Sentei-me para te ouvir falar
Sentei-me para te ouvir. Sentei-me sem pressa e sem prazo. Sentei-me diante de quem és e olho-te, sem esperar mais do que o que tu tenhas para dizer.
E a conversa chega. As palavras desfiam-se primeiro a pouco e pouco, depois mais encadeadas, mais velozes, mais intensas. Ou, às vezes, logo ao sabor de uma rabanada de vento que te põe emoções nos olhos e no timbre de voz.
E tu falas. Desde dentro. Uma história, a tua história. Ou um pedaço dela, um episódio forte, ou espantoso ou inquietante, uma marca que veio e ficou. Falas de ti. Do que és, do que vives, ou do que viveste e te fez quem és.
E eu ouço as tuas palavras e ouço as tuas emoções e ouço a forma como te entusiasmas ou te ressentes. Vejo-te a pensar no que vem a seguir ou a surpreender-te com o que acabou de te sair da boca em forma de letras juntas, a formarem uma ideia que ainda nem sabias que deambulava aí. Ou que já aí guardavas mas ainda não tinha ganho corpo físico de “palavra dita”.
Desenrolas parte de ti, ou parte de uma parte de ti enquanto falas. Contas-te. E contas-te-me.
E só por isso, eu fico aqui. Sentada. Sentada para te ouvir a alma em palavras. Sem pressa nem prazo. Só grata por confiares nos meus ouvidos e no fundo onde todas essas palavras vão cair. Por saberes que soltaste amarras de um qualquer filtro e que depositas em mim, aqui sentada, as coisas que quiseste contar. Não penso porque é que me escolheste para ouvir. Porque não creio que tenhas escolhido, pois não? Aconteceu. Foi. Foi assim. De repente estávamos, estava-se e chegou.

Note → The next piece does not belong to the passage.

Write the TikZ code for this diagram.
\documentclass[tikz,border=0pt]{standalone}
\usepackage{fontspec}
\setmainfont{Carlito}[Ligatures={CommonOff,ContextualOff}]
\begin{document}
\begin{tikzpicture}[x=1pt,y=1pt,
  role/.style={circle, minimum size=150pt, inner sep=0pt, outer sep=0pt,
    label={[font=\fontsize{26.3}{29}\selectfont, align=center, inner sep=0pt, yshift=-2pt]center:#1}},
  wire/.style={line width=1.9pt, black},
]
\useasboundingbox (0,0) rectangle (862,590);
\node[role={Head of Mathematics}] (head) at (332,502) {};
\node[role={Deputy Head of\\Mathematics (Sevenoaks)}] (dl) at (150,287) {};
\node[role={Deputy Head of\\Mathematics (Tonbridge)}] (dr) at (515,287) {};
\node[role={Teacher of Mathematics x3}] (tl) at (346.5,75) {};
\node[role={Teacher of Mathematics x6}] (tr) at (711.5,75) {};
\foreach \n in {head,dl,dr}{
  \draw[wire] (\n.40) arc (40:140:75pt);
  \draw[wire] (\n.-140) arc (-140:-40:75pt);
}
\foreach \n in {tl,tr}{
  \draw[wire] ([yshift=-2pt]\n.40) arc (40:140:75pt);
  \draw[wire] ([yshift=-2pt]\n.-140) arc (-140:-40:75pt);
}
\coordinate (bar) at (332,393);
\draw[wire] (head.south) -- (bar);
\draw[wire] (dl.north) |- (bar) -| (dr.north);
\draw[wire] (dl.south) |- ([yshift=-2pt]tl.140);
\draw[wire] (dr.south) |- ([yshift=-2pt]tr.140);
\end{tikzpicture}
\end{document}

Ouvir e falar são fios bem atados de uma meada que não temos sempre tempo de dobar. Ouvir e falar são espaço de ser. Um espaço que se torna apertado o suficiente entre quem o partilha e amplo o suficiente para fluir sem limites.
Ouvir precisa de mim aqui sentada, sem a pressa e o prazo que nos pomos para quase tudo. Só a vontade de estar, ficar, receber e dar, ouvindo.
Por esse tempo, por essa qualidade de ser, por essa magia não esotérica que se forma quando nos damos tempo à partilha, ao querer saber, ao importar-se com, pela capacidade de ouvirmos, de nos ouvirmos, escrevo este texto.
Inspirado por duas conversas com duas mulheres fortes que se me sentaram à frente numa semana normal. E dedicado a tudo o que apre(e)ndi sobre vida e sobre ser(es), ao longo de anos de conversas de jardins, de mesas de café, de comboios e aviões, em espanhol, em inglês, em português, com gente que guardei e gente que não voltei a ver. Conversas que aconteceram só porque eu estava ali. Sentada. Porque me sentei para as ouvir.
Para que o ouvir não se perca nunca. Para lembrar que o sentar-se para ouvir falar tem mais ganho de vida do que perda de tempo.
Sentei-me para te ouvir falar. E fiquei.